Es liegt mir fern, der Partei, wie sie sich jetzt gestaltet, irgendetwas Gutes zu wünschen. Ich fordere sie nur dazu auf, endlich wieder zur sozialdemokratischen Politik zurückzukehren und —finden, wie es bei Ihrer Gründung 27. Mai 1875, in Gotha angedacht war und Willy Brand vorgelebt hat. In Ihrem jetzigen Zustand ist die SPD für mich nicht wählbar und ich werde sie bei dieser Entwicklung auf längere Zeit wohl auch nicht mehr wählen. Alles in allem brauche ich von Menschen Ihrer Art keinen Einzigen.

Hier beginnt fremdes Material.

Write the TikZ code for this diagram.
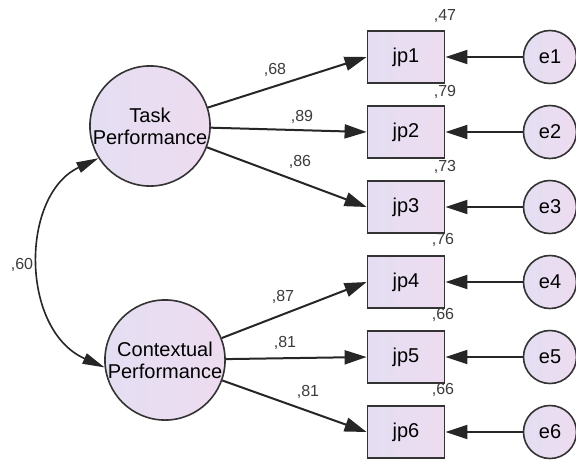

Dazu fällt mir ein Gedicht von Theobald Tiger (Kurt Tucholsky) ein (zumal es zwischen Basis und "obere Etage" differenziert):

An einen Bonzen

Einmal waren wir beide gleich.
Beide: Proleten im deutschen Kaiserreich.
Beide in derselben Luft,
beide in gleicher verschwitzter Kluft;

dieselbe Werkstatt — derselbe Lohn —
derselbe Meister — dieselbe Fron —
beide dasselbe elende Küchenloch ...
Genosse, erinnerst du dich noch?

Aber du, Genosse, warst flinker als ich.
Dich drehen — das konntest du meisterlich.
Wir mussten leiden, ohne zu klagen,
aber du — du konntest es sagen.
Kanntest die Bücher und die Broschüren,
wusstest besser die Feder zu führen.
Treue um Treue — wir glaubten dir doch!
Genosse, erinnerst du dich noch?

Heute ist das alles vergangen.
Man kann nur durchs Vorzimmer zu dir gelangen.
Du rauchst nach Tisch die dicken Zigarren,
du lachst über Straßenhetzer und Narren.
Weißt nichts mehr von alten Kameraden,
wirst aber überall eingeladen.
Du zuckst die Achseln beim Hennessy
und vertrittst die deutsche Sozialdemokratie.
Du hast mit der Welt deinen Frieden gemacht.

Hörst du nicht manchmal in dunkler Nacht
eine leise Stimme, die mahnend spricht:
“Genosse, schämst du dich nicht —?„

Theobald Tiger Die Weltbühne, 06.09.1923, Nr. 36, S. 248,
wieder in: Mit 5 PS, auch u.d.T. “An die Bonzen„."